Ryan Berman, now a consultant, found his personal courage after he was fired from an advertising job he had held for six years. He opened his own advertising firm to great success. Berman attributes much of his good fortune to having had the courage to take calculated risks and to change quickly when required. Most people resist taking risks, he says, but anyone can learn to act courageously through practice and training. Courage comes through preparation. When you study an issue, build up your knowledge, ask questions and experiment before committing, you display what Berman calls “business courage.” His arguments for courage as a competency add to the business genre, yet he also dips into platitudes and familiar advice. Most businesspeople will benefit from his thesis that employees can learn to take sound risks and embrace change if their leaders encourage them to be courageous participants rather than conforming ciphers.

About the Author

Ryan Berman founded Courageous, a consultancy that teaches major brands to use courage as a competitive advantage. He also founded Sock Problems, a charitable sock company that supports causes around the world by “socking” problems and spreading awareness.

 

Failed Businesses

Author Ryan Berman believes that intense competition; limitless consumer product information and choice; constant disruption; and corporate resistance to change cause most businesses failures – which happen faster today than ever before. Even companies that reach the Fortune 500 rarely last more than 15 years. Firms must anticipate customers’ shifting demands and tastes as they develop the capacity and will to change while staying aligned with their core values.
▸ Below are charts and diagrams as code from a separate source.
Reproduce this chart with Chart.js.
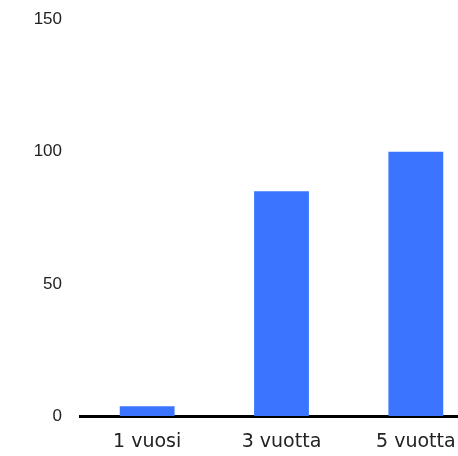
<!DOCTYPE html>
<html>
<head>
<meta charset="utf-8">
<script src="https://cdn.jsdelivr.net/npm/chart.js@4"></script>
<style>
  html, body { margin: 0; padding: 0; background: #fff; overflow: hidden; }
  #wrap { width: 483px; height: 456px; }
</style>
</head>
<body>
<div id="wrap"><canvas id="chart"></canvas></div>
<script>
// Data
var categories = ['1 vuosi', '3 vuotta', '5 vuotta'];
var values = [3.7, 85, 100];
var yTicks = [0, 50, 100, 150];

var ctx = document.getElementById('chart').getContext('2d');

var myChart = new Chart(ctx, {
    type: 'bar',
    data: {
        labels: categories,
        datasets: [{
            data: values,
            backgroundColor: '#3b74ff',
            borderWidth: 0,
            barPercentage: 0.51,
            categoryPercentage: 0.8
        }]
    },
    options: {
        responsive: true,
        maintainAspectRatio: false,
        animation: false,
        layout: { padding: { top: 19.5, right: 0, left: 0, bottom: 0 } },
        plugins: { legend: { display: false }, tooltip: { enabled: false } },
        scales: {
            x: {
                grid: { display: false, drawTicks: false },
                border: { display: true, color: '#000', width: 3 },
                ticks: {
                    color: '#222',
                    padding: 15,
                    font: { family: 'DejaVu Sans', size: 19 }
                },
                afterFit: function (scale) {
                    scale.height = 40;
                    scale.paddingLeft = 0;
                    scale.paddingRight = 0;
                }
            },
            y: {
                min: 0,
                max: 150,
                afterBuildTicks: function (scale) {
                    scale.ticks = yTicks.map(function (v) { return { value: v }; });
                },
                grid: { display: false, drawTicks: false },
                border: { display: false },
                ticks: {
                    color: '#222',
                    padding: 18,
                    font: { family: 'Liberation Sans', size: 17 }
                },
                afterFit: function (scale) {
                    scale.width = 80;
                    scale.paddingTop = 0;
                    scale.paddingBottom = 0;
                }
            }
        }
    }
});
</script>
</body>
</html>
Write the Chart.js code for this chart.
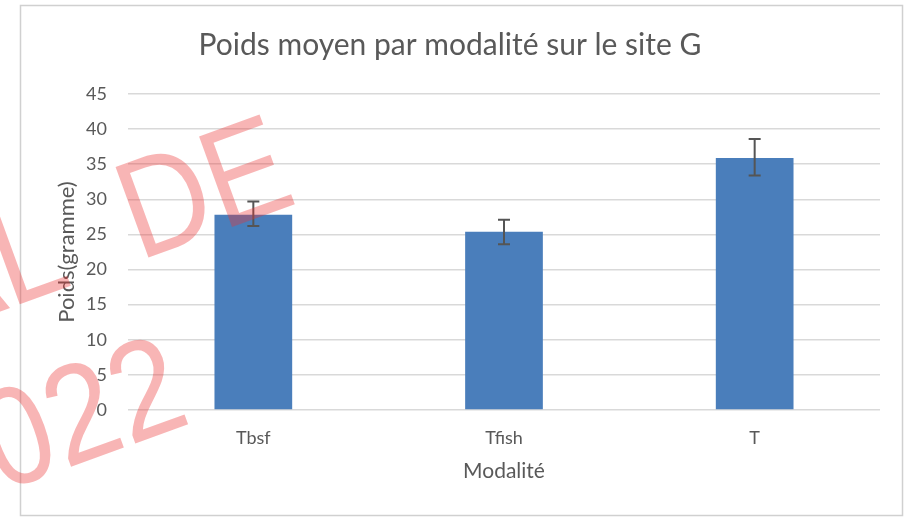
<!DOCTYPE html>
<html lang="fr">

<head>
    <meta charset="UTF-8">
    <title>Poids moyen par modalité</title>
    <script src="https://cdn.jsdelivr.net/npm/chart.js"></script>
    <style>
        html, body {
            margin: 0;
            padding: 0;
            background: #ffffff;
        }

        #chartBox {
            width: 912px;
            height: 518px;
        }
    </style>
</head>

<body>
    <div id="chartBox">
        <canvas id="poidsChart"></canvas>
    </div>

    <script>
        // valeurs
        const modalites = ['Tbsf', 'Tfish', 'T'];
        const poidsMoyen = [27.8, 25.4, 35.9];
        const erreurHaut = [29.7, 27.1, 38.6];
        const erreurBas = [26.2, 23.6, 33.4];
        const graduations = [0, 5, 10, 15, 20, 25, 30, 35, 40, 45];

        const texte = '#595959';
        const police = 'Lato, "Open Sans", sans-serif';

        // cadre gris autour du graphique
        const cadre = {
            id: 'cadre',
            beforeDraw(chart) {
                const ctx = chart.ctx;
                ctx.save();
                ctx.strokeStyle = '#d0d0d0';
                ctx.lineWidth = 1.5;
                ctx.strokeRect(20.5, 5.5, 882, 510);
                ctx.restore();
            }
        };

        // barres d'erreur
        const barresErreur = {
            id: 'barresErreur',
            afterDatasetsDraw(chart) {
                const ctx = chart.ctx;
                const y = chart.scales.y;
                const meta = chart.getDatasetMeta(0);
                ctx.save();
                ctx.strokeStyle = '#555555';
                ctx.lineWidth = 2;
                meta.data.forEach((bar, i) => {
                    const haut = y.getPixelForValue(erreurHaut[i]);
                    const bas = y.getPixelForValue(erreurBas[i]);
                    ctx.beginPath();
                    ctx.moveTo(bar.x, haut);
                    ctx.lineTo(bar.x, bas);
                    ctx.moveTo(bar.x - 6, haut);
                    ctx.lineTo(bar.x + 6, haut);
                    ctx.moveTo(bar.x - 6, bas);
                    ctx.lineTo(bar.x + 6, bas);
                    ctx.stroke();
                });
                ctx.restore();
            }
        };

        // filigrane rouge
        const filigrane = {
            id: 'filigrane',
            afterDraw(chart) {
                const ctx = chart.ctx;
                const angle = -20 * Math.PI / 180;
                ctx.save();
                ctx.fillStyle = 'rgba(235, 50, 50, 0.36)';
                ctx.font = '140px "Liberation Sans", sans-serif';
                ctx.textBaseline = 'alphabetic';
                ctx.textAlign = 'left';

                ctx.save();
                ctx.translate(139, 261);
                ctx.rotate(angle);
                ctx.scale(0.88, 1);
                ctx.fillText('AL  DE', -ctx.measureText('AL  ').width, 0);
                ctx.restore();

                ctx.save();
                ctx.translate(194, 422);
                ctx.rotate(angle);
                ctx.scale(0.88, 1);
                ctx.textAlign = 'right';
                ctx.fillText('2022', 0, 0);
                ctx.restore();

                ctx.restore();
            }
        };

        new Chart(document.getElementById('poidsChart'), {
            type: 'bar',
            data: {
                labels: modalites,
                datasets: [{
                    label: 'Poids moyen',
                    data: poidsMoyen,
                    backgroundColor: '#4a7ebb',
                    borderWidth: 0,
                    categoryPercentage: 1,
                    barPercentage: 0.31
                }]
            },
            options: {
                responsive: true,
                maintainAspectRatio: false,
                animation: false,
                layout: {
                    padding: { left: 20, right: 32, top: 0, bottom: 0 }
                },
                plugins: {
                    legend: { display: false },
                    tooltip: { enabled: false },
                    title: {
                        display: true,
                        text: 'Poids moyen par modalité sur le site G',
                        color: texte,
                        font: { family: police, size: 30, weight: 'normal' },
                        padding: { top: 27, bottom: 31 }
                    }
                },
                scales: {
                    x: {
                        grid: { display: false, drawTicks: false },
                        border: { display: false },
                        ticks: {
                            color: texte,
                            font: { family: police, size: 18 },
                            padding: 17
                        },
                        title: {
                            display: true,
                            text: 'Modalité',
                            color: texte,
                            font: { family: police, size: 21 },
                            padding: { top: 10, bottom: 34 }
                        },
                        afterFit(scale) {
                            scale.height = 108;
                        }
                    },
                    y: {
                        min: 0,
                        max: 45,
                        afterBuildTicks(scale) {
                            scale.ticks = graduations.map(v => ({ value: v }));
                        },
                        grid: {
                            color: '#d9d9d9',
                            lineWidth: 1.5,
                            drawTicks: false
                        },
                        border: { display: false },
                        ticks: {
                            color: texte,
                            font: { family: police, size: 18 },
                            padding: 21
                        },
                        title: {
                            display: true,
                            text: 'Poids(gramme)',
                            color: texte,
                            font: { family: police, size: 22 },
                            padding: { top: 34, bottom: 0 }
                        },
                        afterFit(scale) {
                            scale.width = 108;
                        }
                    }
                }
            },
            plugins: [cadre, barresErreur, filigrane]
        });
    </script>
</body>

</html>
Leaders must make decisions quickly and pursue coordinated action – a process that has to become standard operating procedure.

Courage and the ability to execute are crucial to successful change, Berman explains. Organizations that encourage people to share their ideas and concerns nurture courage. Smart leaders give employees the cultural permission to challenge their peers’ and supervisors’ ideas, thereby helping to change the organization.